WRITTEN REQUEST:
Retype only what runs from the beginning of the data through the line with "from matplotlib.patches import Rectangle"; please omit the pictures and keep every line exact.
═════ DATA PROVIDED ═════
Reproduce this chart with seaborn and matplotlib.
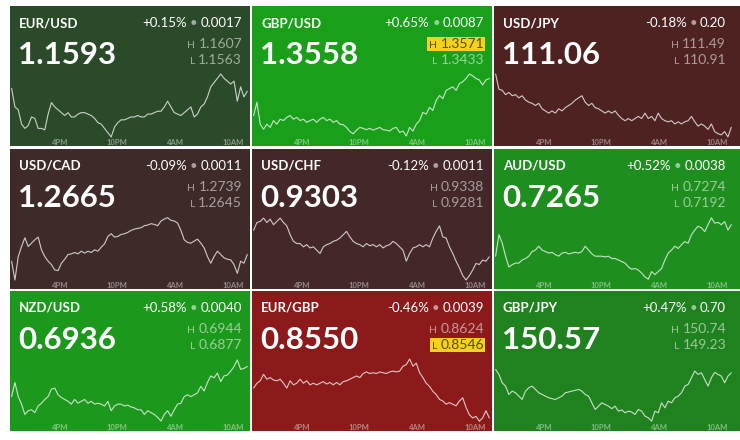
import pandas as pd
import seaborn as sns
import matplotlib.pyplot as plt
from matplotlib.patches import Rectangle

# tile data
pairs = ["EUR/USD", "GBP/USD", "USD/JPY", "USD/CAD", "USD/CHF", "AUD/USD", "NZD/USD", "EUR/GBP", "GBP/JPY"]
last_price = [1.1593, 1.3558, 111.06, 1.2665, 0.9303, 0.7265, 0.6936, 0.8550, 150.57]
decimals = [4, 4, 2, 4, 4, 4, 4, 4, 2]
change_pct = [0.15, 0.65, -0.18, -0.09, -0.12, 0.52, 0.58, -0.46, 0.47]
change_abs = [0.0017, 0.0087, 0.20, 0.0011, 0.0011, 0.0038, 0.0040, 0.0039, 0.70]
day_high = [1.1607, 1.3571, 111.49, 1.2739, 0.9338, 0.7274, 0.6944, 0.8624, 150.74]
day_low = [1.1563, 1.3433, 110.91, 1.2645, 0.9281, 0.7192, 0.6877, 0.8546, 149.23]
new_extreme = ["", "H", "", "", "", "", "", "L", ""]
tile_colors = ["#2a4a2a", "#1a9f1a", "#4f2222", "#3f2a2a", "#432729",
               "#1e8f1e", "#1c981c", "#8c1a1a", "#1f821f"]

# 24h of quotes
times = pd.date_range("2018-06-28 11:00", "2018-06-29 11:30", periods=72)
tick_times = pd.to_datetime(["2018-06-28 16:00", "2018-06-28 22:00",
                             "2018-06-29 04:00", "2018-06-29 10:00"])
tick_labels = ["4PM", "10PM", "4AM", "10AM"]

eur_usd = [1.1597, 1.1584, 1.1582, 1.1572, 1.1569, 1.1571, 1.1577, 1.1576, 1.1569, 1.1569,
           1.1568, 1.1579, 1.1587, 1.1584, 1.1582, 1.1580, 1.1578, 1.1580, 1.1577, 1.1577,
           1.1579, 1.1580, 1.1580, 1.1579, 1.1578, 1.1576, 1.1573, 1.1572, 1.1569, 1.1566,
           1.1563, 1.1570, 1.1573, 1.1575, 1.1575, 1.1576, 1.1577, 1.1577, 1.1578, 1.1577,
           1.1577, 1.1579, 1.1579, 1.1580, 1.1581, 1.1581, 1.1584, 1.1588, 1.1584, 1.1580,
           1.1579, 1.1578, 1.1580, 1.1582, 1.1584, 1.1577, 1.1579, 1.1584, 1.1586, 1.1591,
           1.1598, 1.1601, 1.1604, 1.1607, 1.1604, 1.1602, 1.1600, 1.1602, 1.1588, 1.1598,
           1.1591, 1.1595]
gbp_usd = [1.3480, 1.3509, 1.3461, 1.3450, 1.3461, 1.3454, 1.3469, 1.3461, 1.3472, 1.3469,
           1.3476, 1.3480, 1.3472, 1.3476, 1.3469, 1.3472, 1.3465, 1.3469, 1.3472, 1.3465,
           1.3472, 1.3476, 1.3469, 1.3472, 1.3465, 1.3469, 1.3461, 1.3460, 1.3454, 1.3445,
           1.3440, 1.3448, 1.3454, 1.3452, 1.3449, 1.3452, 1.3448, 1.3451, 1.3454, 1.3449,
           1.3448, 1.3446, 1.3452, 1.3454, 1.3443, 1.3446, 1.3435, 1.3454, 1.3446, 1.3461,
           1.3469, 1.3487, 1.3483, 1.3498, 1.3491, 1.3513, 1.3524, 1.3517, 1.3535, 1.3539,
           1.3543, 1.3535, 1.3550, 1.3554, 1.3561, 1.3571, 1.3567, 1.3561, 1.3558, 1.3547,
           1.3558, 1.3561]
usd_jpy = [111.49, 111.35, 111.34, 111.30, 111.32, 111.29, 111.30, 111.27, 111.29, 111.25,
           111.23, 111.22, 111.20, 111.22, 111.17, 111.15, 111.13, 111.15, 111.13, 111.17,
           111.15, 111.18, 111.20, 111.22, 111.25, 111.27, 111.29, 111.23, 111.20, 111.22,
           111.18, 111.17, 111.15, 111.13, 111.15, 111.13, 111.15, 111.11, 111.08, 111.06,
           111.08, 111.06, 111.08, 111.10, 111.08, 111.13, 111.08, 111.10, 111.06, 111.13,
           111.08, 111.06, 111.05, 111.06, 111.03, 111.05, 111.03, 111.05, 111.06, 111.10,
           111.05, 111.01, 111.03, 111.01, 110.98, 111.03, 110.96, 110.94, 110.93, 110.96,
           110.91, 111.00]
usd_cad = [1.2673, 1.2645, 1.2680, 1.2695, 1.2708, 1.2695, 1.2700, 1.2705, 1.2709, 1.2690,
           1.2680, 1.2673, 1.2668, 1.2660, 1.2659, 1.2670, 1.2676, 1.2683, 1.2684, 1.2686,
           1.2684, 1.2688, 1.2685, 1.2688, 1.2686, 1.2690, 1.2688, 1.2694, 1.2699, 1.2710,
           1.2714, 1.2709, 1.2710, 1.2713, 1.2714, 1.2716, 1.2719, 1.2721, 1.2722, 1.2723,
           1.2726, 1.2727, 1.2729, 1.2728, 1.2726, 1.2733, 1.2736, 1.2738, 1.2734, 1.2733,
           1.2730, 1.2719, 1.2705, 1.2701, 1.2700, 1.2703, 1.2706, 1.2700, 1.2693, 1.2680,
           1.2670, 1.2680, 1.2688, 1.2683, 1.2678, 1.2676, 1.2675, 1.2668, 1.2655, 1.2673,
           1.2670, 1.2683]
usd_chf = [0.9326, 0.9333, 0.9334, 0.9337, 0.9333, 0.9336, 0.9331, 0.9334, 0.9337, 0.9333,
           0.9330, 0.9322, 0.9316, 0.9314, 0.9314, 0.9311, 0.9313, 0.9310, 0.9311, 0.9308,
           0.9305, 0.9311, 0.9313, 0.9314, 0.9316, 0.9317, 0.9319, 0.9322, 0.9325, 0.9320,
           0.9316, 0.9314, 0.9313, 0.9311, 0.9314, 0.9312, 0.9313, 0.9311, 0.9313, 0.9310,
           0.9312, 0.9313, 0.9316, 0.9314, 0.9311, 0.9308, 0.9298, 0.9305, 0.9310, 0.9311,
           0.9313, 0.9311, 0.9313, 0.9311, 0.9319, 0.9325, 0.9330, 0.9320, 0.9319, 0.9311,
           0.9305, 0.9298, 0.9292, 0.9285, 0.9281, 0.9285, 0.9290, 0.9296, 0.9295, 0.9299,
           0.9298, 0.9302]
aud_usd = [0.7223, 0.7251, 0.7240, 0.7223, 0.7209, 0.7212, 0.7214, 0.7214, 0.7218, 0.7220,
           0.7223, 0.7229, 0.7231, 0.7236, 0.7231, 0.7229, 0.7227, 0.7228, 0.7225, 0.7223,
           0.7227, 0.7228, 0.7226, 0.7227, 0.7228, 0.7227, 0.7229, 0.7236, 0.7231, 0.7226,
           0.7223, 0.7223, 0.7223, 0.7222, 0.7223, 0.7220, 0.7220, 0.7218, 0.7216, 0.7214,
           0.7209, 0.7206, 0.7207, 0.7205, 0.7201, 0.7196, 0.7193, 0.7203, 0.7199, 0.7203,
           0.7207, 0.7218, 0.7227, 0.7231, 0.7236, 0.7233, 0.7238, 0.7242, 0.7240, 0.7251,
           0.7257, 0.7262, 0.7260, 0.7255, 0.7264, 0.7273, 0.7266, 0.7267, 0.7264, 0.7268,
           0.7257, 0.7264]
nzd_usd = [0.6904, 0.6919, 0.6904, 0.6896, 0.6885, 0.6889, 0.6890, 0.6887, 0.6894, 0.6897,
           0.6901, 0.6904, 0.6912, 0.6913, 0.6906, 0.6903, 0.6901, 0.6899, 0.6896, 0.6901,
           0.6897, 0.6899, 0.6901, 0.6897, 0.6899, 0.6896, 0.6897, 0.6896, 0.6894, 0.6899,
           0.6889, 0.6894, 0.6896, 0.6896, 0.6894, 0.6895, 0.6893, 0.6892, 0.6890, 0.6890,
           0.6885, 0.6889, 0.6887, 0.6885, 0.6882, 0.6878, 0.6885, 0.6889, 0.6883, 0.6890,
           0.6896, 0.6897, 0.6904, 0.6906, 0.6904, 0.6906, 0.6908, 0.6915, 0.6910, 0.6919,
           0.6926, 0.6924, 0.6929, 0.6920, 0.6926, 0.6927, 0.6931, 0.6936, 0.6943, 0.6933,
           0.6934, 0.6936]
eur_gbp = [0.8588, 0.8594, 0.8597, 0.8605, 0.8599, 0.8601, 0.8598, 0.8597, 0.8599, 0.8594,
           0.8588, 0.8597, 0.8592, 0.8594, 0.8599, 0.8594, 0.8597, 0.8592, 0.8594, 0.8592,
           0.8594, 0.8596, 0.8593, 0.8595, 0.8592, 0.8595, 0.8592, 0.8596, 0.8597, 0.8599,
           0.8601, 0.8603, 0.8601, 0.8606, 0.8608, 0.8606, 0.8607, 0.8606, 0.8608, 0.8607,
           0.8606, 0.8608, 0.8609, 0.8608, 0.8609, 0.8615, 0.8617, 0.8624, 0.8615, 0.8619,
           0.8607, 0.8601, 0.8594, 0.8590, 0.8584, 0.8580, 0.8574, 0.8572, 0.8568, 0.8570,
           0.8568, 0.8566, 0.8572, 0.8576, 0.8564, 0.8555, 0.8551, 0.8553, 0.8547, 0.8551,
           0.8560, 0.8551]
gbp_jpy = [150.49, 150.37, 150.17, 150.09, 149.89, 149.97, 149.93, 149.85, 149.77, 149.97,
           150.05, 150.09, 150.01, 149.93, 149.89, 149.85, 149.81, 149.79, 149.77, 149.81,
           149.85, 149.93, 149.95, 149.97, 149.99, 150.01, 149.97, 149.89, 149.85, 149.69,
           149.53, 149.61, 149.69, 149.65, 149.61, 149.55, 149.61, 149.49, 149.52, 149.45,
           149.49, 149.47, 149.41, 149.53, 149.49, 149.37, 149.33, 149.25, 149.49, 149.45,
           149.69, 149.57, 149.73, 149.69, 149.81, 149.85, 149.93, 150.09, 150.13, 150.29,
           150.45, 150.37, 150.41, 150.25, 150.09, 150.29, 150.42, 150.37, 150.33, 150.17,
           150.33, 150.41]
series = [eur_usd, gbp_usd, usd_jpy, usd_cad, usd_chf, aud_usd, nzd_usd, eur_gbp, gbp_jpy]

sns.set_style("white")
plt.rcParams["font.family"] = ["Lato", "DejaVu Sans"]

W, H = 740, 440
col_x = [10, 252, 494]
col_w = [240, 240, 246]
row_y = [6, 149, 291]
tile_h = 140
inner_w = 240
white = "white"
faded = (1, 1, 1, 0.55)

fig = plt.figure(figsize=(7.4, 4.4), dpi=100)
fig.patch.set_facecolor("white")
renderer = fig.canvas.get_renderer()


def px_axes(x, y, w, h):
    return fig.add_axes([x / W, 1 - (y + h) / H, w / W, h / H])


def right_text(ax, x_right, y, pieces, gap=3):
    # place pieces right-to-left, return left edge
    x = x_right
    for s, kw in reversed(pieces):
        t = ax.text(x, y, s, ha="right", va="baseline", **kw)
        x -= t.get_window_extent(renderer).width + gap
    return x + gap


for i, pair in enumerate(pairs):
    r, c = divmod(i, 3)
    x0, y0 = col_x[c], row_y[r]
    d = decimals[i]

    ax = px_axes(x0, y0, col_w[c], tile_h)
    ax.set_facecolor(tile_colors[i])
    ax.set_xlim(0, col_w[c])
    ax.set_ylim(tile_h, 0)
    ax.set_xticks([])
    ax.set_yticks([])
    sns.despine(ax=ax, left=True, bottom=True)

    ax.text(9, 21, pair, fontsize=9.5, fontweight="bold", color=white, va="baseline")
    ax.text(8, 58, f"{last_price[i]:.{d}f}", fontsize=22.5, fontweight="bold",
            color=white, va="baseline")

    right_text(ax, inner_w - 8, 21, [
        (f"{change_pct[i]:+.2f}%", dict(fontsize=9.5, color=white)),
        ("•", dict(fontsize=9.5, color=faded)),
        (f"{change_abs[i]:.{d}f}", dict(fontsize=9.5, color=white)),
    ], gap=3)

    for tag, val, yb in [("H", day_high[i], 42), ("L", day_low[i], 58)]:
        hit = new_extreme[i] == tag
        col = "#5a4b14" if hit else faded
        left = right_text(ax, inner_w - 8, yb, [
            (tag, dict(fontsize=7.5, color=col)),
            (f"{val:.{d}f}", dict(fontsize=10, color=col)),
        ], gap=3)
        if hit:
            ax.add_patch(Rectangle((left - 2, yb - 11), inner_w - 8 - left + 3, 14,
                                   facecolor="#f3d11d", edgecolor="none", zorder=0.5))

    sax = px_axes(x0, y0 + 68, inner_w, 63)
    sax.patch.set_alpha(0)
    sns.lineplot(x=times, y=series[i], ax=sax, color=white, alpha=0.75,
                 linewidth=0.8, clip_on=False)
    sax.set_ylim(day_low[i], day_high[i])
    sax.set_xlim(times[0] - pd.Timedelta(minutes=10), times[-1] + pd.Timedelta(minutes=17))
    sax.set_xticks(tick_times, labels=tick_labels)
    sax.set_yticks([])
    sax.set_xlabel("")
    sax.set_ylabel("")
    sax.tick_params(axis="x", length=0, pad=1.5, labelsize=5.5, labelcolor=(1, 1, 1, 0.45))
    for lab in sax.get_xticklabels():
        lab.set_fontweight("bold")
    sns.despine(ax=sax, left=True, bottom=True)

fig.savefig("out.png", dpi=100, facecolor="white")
═════
RESPONSE:
Reproduce this chart with seaborn and matplotlib.
import pandas as pd
import seaborn as sns
import matplotlib.pyplot as plt
from matplotlib.patches import Rectangle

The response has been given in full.